Returns a list of all keys in a table. he semantics of this function is context-sensitive. For more information, see MnesiaAssistant.Transaction.activity/4. In transaction-context, it acquires a read lock on the entire table.

Example:

    MnesiaAssistant.Table.all_keys(Person)

AcccessMode is by default the atom read_write but it can also be set to the atom read_only. If AccessMode is set to read_only, updates to the table cannot be performed. At startup, Mnesia always loads read_only tables locally regardless of when and if Mnesia is terminated on other nodes.

Example:

  MnesiaAssistant.Table.change_table_access_mode(Person, :read_write) #  [:read_only, :read_write]

After the table has been created, it is possible that you will need to modify the way of copying data in a Mnesia table in accordance with the logic of your program.

Table copy types: [:disc_only_copies, :disc_copies, :ram_copies]

Example:

 MnesiaAssistant.Table.change_table_copy_type(Person, :disc_only_copies)

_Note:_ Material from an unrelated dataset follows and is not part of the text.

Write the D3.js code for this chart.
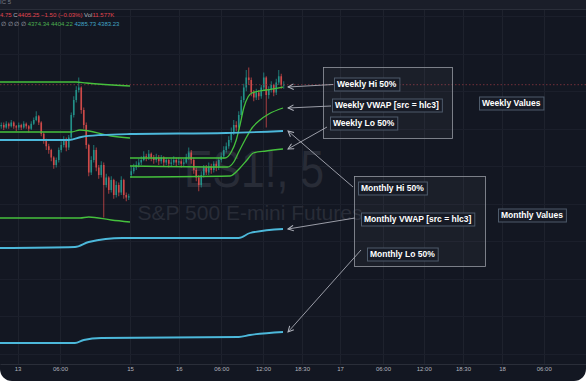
<!DOCTYPE html>
<html>
<head>
<meta charset="utf-8">
<script src="https://cdn.jsdelivr.net/npm/d3@7"></script>
<style>
  html, body { margin: 0; padding: 0; background: #ffffff; overflow: hidden; }
  svg { display: block; font-family: "Liberation Sans", Arial, sans-serif; }
</style>
</head>
<body>
<div id="chart"></div>
<script>
/* ES1! 5-minute chart with weekly / monthly VWAP bands, annotated. */

// ---- data -------------------------------------------------------------
// bar index -> candle; open = previous close except at session starts
var sessionStarts = [0, 52];
var sessionOpens = [4372, 4333];

var closes = [
  4373, 4371, 4374, 4372, 4375, 4372, 4371, 4373, 4371, 4374,
  4372, 4370, 4374, 4377, 4380, 4375, 4366, 4361, 4356, 4353,
  4347, 4341, 4345, 4353, 4357, 4361, 4355, 4363, 4381, 4393,
  4401, 4403, 4385, 4373, 4357, 4335, 4345, 4353, 4339, 4333,
  4341, 4325, 4331, 4321, 4329, 4317, 4325, 4319, 4329, 4317,
  4315, 4316,
  4336, 4339, 4341, 4343, 4345, 4348, 4347, 4350, 4347, 4345,
  4347, 4344, 4347, 4343, 4345, 4342, 4343, 4345, 4343, 4344,
  4342, 4343, 4347, 4351, 4345, 4337, 4331, 4325, 4333, 4339,
  4335, 4340, 4337, 4342, 4339, 4345, 4348, 4353, 4356, 4361,
  4367, 4373, 4371, 4381, 4393, 4403, 4411, 4409, 4399, 4395,
  4399, 4396, 4403, 4411, 4397, 4401, 4405, 4399, 4407, 4412,
  4405, 4405.25
];
var highs = [
  4375, 4375, 4376, 4375, 4377, 4376, 4373, 4375, 4374, 4376,
  4375, 4373, 4376, 4379, 4384, 4381, 4376, 4367, 4362, 4358,
  4354, 4348, 4347, 4355, 4360, 4364, 4363, 4365, 4383, 4396,
  4404, 4411, 4404, 4387, 4375, 4358, 4348, 4357, 4355, 4341,
  4344, 4343, 4334, 4332, 4332, 4330, 4328, 4327, 4332, 4330,
  4319, 4318,
  4340, 4342, 4344, 4346, 4348, 4352, 4350, 4353, 4351, 4349,
  4350, 4349, 4349, 4348, 4347, 4346, 4346, 4348, 4347, 4347,
  4346, 4346, 4350, 4355, 4353, 4347, 4339, 4333, 4336, 4341,
  4341, 4343, 4342, 4344, 4344, 4347, 4351, 4356, 4359, 4364,
  4371, 4377, 4376, 4384, 4396, 4406, 4417, 4419, 4411, 4401,
  4402, 4401, 4405, 4415, 4412, 4404, 4408, 4406, 4410, 4417,
  4414, 4408
];
var lows = [
  4370, 4369, 4370, 4370, 4371, 4370, 4368, 4369, 4369, 4370,
  4370, 4367, 4369, 4373, 4376, 4373, 4364, 4358, 4353, 4350,
  4344, 4338, 4339, 4343, 4351, 4355, 4352, 4353, 4361, 4379,
  4391, 4399, 4382, 4370, 4354, 4332, 4333, 4343, 4336, 4330,
  4331, 4299, 4323, 4318, 4319, 4314, 4315, 4316, 4317, 4314,
  4312, 4313,
  4331, 4334, 4337, 4339, 4341, 4344, 4344, 4345, 4344, 4342,
  4343, 4341, 4342, 4340, 4341, 4339, 4340, 4341, 4340, 4341,
  4339, 4340, 4342, 4345, 4342, 4334, 4328, 4320, 4323, 4331,
  4333, 4333, 4334, 4335, 4336, 4337, 4343, 4346, 4351, 4354,
  4359, 4365, 4368, 4369, 4379, 4391, 4400, 4405, 4396, 4392,
  4393, 4393, 4394, 4401, 4371, 4394, 4399, 4396, 4397, 4405,
  4402, 4402
];

// indicator lines: [bar index, price], one array per weekly/monthly segment
var weeklyHi = [
  [[-0.5, 4407.4], [30, 4407.4], [34, 4406.6], [51.5, 4404.2]],
  [[51.5, 4346.6], [89.5, 4346.6], [92, 4351.4], [94, 4361.0], [95.5, 4373.0],
   [97, 4386.6], [98.7, 4395.4], [100.3, 4398.6], [106, 4401.0], [112.7, 4403.4]]
];
var weeklyVwap = [
  [[-0.5, 4367.4], [28, 4367.4], [31.5, 4369.0], [44, 4364.2], [51.5, 4362.6]],
  [[51.5, 4340.2], [90.5, 4339.4], [93, 4343.4], [95, 4351.4], [97.5, 4361.0],
   [100.3, 4370.6], [103.5, 4377.0], [107, 4381.8], [112.7, 4386.6]]
];
var weeklyLo = [
  [[-0.5, 4298.6], [31.5, 4298.6], [35, 4299.4], [44, 4297.0], [51.5, 4295.4]],
  [[51.5, 4331.4], [91.5, 4332.2], [95.5, 4338.6], [98.3, 4345.0], [100.8, 4350.6],
   [106, 4352.2], [112.7, 4353.8]]
];
var monthlyHi = [[-0.5, 4361.0], [27, 4361.0], [32, 4363.4], [40, 4365.0], [51.5, 4365.8],
  [90, 4366.6], [112.7, 4368.2]];
var monthlyVwap = [[-0.5, 4274.6], [29.5, 4275.4], [35, 4279.4], [48.5, 4282.6], [95, 4282.6],
  [99.5, 4286.6], [112.7, 4289.8]];
var monthlyLo = [[-0.5, 4198.6], [29.5, 4198.6], [33, 4201.0], [40, 4202.6], [95, 4203.4],
  [99.5, 4205.0], [112.7, 4207.4]];

var lastPrice = 4405.25;

var tickIndex = [6.5, 23.5, 51.5, 71, 88, 104.7, 120.3, 135.5, 152.7, 169, 184.7, 200.3, 217];
var tickLabels = ['13', '06:00', '15', '16', '06:00', '12:00', '18:30', '17', '06:00', '12:00', '18:30', '18', '06:00'];
var gridPrices = [4190, 4220, 4250, 4280, 4310, 4340, 4370, 4400, 4430, 4460];

var weeklyLabels = ['Weekly Hi 50%', 'Weekly VWAP [src = hlc3]', 'Weekly Lo 50%'];
var monthlyLabels = ['Monthly Hi 50%', 'Monthly VWAP [src = hlc3]', 'Monthly Lo 50%'];

// ---- setup ------------------------------------------------------------
var W = 586, H = 381;
var PLOT_TOP = 9, PLOT_BOTTOM = 364;
var BG = '#131722';
var UP = '#26a69a', DOWN = '#ef5350';
var GREEN = '#45c13d', BLUE = '#4cb8da';

var x = d3.scaleLinear().domain([-0.5, 233.9]).range([0, W]);
var y = d3.scaleLinear().domain([4180, 4480]).range([366.25, -8.75]);

var svg = d3.select('#chart').append('svg')
  .attr('width', W)
  .attr('height', H);

svg.append('path')
  .attr('d', 'M0,0H' + W + 'V' + (H - 12) + 'A12,12 0 0 1 ' + (W - 12) + ',' + H + 'H12A12,12 0 0 1 0,' + (H - 12) + 'Z')
  .attr('fill', BG);

// top strip
svg.append('rect').attr('x', 0).attr('y', 0).attr('width', W).attr('height', PLOT_TOP)
  .attr('fill', '#1a1e29');
svg.append('line').attr('x1', 0).attr('x2', W).attr('y1', PLOT_TOP + 0.5).attr('y2', PLOT_TOP + 0.5)
  .attr('stroke', '#2a2e39');
svg.append('text').attr('x', 0).attr('y', 4).attr('fill', '#787b86')
  .attr('font-size', '6px').text('IC 5');

var defs = svg.append('defs');
defs.append('clipPath').attr('id', 'plot-clip')
  .append('rect').attr('x', 0).attr('y', PLOT_TOP + 1).attr('width', W).attr('height', PLOT_BOTTOM - PLOT_TOP - 1);

defs.append('marker')
  .attr('id', 'arrow')
  .attr('viewBox', '0 -5 10 10')
  .attr('refX', 9).attr('refY', 0)
  .attr('markerUnits', 'userSpaceOnUse')
  .attr('markerWidth', 7).attr('markerHeight', 7)
  .attr('orient', 'auto')
  .append('path')
  .attr('d', 'M1,-4L9,0L1,4')
  .attr('fill', 'none')
  .attr('stroke', '#b2b5be')
  .attr('stroke-width', 1.4);

var plot = svg.append('g').attr('clip-path', 'url(#plot-clip)');

/* ---- grid ---- */
plot.append('g').selectAll('line').data(tickIndex).enter().append('line')
  .attr('x1', function(d) { return Math.round(x(d)) + 0.5; })
  .attr('x2', function(d) { return Math.round(x(d)) + 0.5; })
  .attr('y1', PLOT_TOP).attr('y2', PLOT_BOTTOM)
  .attr('stroke', '#1e222d');

plot.append('g').selectAll('line').data(gridPrices).enter().append('line')
  .attr('x1', 0).attr('x2', W)
  .attr('y1', function(d) { return Math.round(y(d)) + 0.5; })
  .attr('y2', function(d) { return Math.round(y(d)) + 0.5; })
  .attr('stroke', '#1b1f2b');

/* ---- watermark ---- */
plot.append('text')
  .attr('x', 254).attr('y', 187)
  .attr('text-anchor', 'middle')
  .attr('font-size', '52px')
  .attr('textLength', 140)
  .attr('lengthAdjust', 'spacingAndGlyphs')
  .attr('fill', '#282c37')
  .text('ES1!, 5');
plot.append('text')
  .attr('x', 250).attr('y', 220)
  .attr('text-anchor', 'middle')
  .attr('font-size', '21px')
  .attr('fill', '#282c37')
  .text('S&P 500 E-mini Futures');

/* ---- candles ---- */
var bars = closes.map(function(c, i) {
  var s = sessionStarts.indexOf(i);
  var o = s >= 0 ? sessionOpens[s] : closes[i - 1];
  return { i: i, o: o, h: highs[i], l: lows[i], c: c };
});

var candle = plot.append('g').selectAll('g').data(bars).enter().append('g')
  .attr('opacity', 0.85);

candle.append('line')
  .attr('x1', function(d) { return x(d.i); })
  .attr('x2', function(d) { return x(d.i); })
  .attr('y1', function(d) { return y(d.h); })
  .attr('y2', function(d) { return y(d.l); })
  .attr('stroke', function(d) { return d.c >= d.o ? UP : DOWN; })
  .attr('stroke-width', 0.8);

candle.append('rect')
  .attr('x', function(d) { return x(d.i) - 0.8; })
  .attr('width', 1.6)
  .attr('y', function(d) { return y(Math.max(d.o, d.c)); })
  .attr('height', function(d) { return Math.max(0.8, Math.abs(y(d.o) - y(d.c))); })
  .attr('fill', function(d) { return d.c >= d.o ? UP : DOWN; });

/* ---- price line ---- */
plot.append('line')
  .attr('x1', 0).attr('x2', W)
  .attr('y1', y(lastPrice)).attr('y2', y(lastPrice))
  .attr('stroke', '#8a3540')
  .attr('stroke-width', 0.8)
  .attr('stroke-dasharray', '1.5,2');

/* ---- indicator lines ---- */
var line = d3.line()
  .x(function(d) { return x(d[0]); })
  .y(function(d) { return y(d[1]); })
  .curve(d3.curveMonotoneX);

[weeklyHi, weeklyVwap, weeklyLo].forEach(function(series) {
  series.forEach(function(seg) {
    plot.append('path').datum(seg)
      .attr('d', line)
      .attr('fill', 'none')
      .attr('stroke', GREEN)
      .attr('stroke-width', 1.3);
  });
});

[monthlyHi, monthlyVwap, monthlyLo].forEach(function(seg) {
  plot.append('path').datum(seg)
    .attr('d', line)
    .attr('fill', 'none')
    .attr('stroke', BLUE)
    .attr('stroke-width', 1.8);
});

/* ---- annotations ---- */
var ann = svg.append('g');

function frame(x0, y0, x1, y1) {
  ann.append('rect')
    .attr('x', x0 + 0.5).attr('y', y0 + 0.5)
    .attr('width', x1 - x0).attr('height', y1 - y0)
    .attr('fill', 'rgba(255,255,255,0.035)')
    .attr('stroke', '#9598a1')
    .attr('stroke-width', 0.8);
}

function tag(text, left, cy) {
  var g = ann.append('g');
  var r = g.append('rect');
  var t = g.append('text')
    .attr('x', left + 3).attr('y', cy)
    .attr('dy', '0.35em')
    .attr('font-size', '8.5px')
    .attr('font-weight', 'bold')
    .attr('fill', '#ffffff')
    .text(text);
  var w = t.node().getComputedTextLength();
  r.attr('x', left + 0.5).attr('y', cy - 6.5)
    .attr('width', w + 6).attr('height', 13)
    .attr('fill', '#171b26')
    .attr('stroke', '#4e5b6b')
    .attr('stroke-width', 1);
}

function arrow(x1, y1, series) {
  var last = series[series.length - 1];
  ann.append('line')
    .attr('x1', x1).attr('y1', y1)
    .attr('x2', x(last[0]) + 5).attr('y2', y(last[1]))
    .attr('stroke', '#a9acb5')
    .attr('stroke-width', 0.9)
    .attr('marker-end', 'url(#arrow)');
}

frame(323, 67, 452, 138);
frame(354, 176, 485, 266);

arrow(333, 84.5, weeklyHi[1]);
arrow(331, 106, weeklyVwap[1]);
arrow(327, 127, weeklyLo[1]);
arrow(353, 187, monthlyHi);
arrow(355, 218, monthlyVwap);
arrow(361, 250, monthlyLo);

tag(weeklyLabels[0], 334, 84.5);
tag(weeklyLabels[1], 332, 105.5);
tag(weeklyLabels[2], 330, 123.5);
tag('Weekly Values', 479, 103.5);
tag(monthlyLabels[0], 358, 188.5);
tag(monthlyLabels[1], 361, 219.5);
tag(monthlyLabels[2], 367, 254.5);
tag('Monthly Values', 498, 215.5);

/* ---- legend rows ---- */
var row1 = svg.append('text').attr('x', 0).attr('y', 17).attr('font-size', '6px');
row1.append('tspan').attr('fill', '#e0454f').text('4.75 ');
row1.append('tspan').attr('fill', '#b2b5be').text('C');
row1.append('tspan').attr('fill', '#e0454f').text('4405.25  −1.50 (−0.03%) ');
row1.append('tspan').attr('fill', '#b2b5be').text('Vol');
row1.append('tspan').attr('fill', '#e0454f').text('11.577K');

var row2 = svg.append('text').attr('x', 1).attr('y', 26).attr('font-size', '6px');
row2.append('tspan').attr('fill', '#b2b5be').text('∅  ∅  ∅  ∅  ');
row2.append('tspan').attr('fill', '#4caf50').text('4374.34  4404.22  ');
row2.append('tspan').attr('fill', '#42a5c8').text('4285.73  4383.23');

/* ---- time axis ---- */
var axis = svg.append('g')
  .attr('transform', 'translate(0,' + PLOT_BOTTOM + ')')
  .call(d3.axisBottom(x)
    .tickValues(tickIndex)
    .tickFormat(function(d, i) { return tickLabels[i]; })
    .tickSize(0)
    .tickPadding(3));

axis.select('.domain').attr('stroke', '#2a2e39');
axis.selectAll('text')
  .attr('fill', '#b2b5be')
  .attr('font-size', '6px')
  .attr('font-family', '"Liberation Sans", Arial, sans-serif');
</script>
</body>
</html>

Consider the following scenario: the existence of other tables is somewhat reliant on the existence of other tables, and the tables should be brought up in order based on a prioritization of the tables; therefore, this function may be useful in this part.

Erlang document:

The LoadOrder priority is by default 0 (zero) but can be set to any integer. The tables with the highest LoadOrder priority are loaded first at startup.

Example:

  MnesiaAssistant.Table.change_table_load_order(Person, 10)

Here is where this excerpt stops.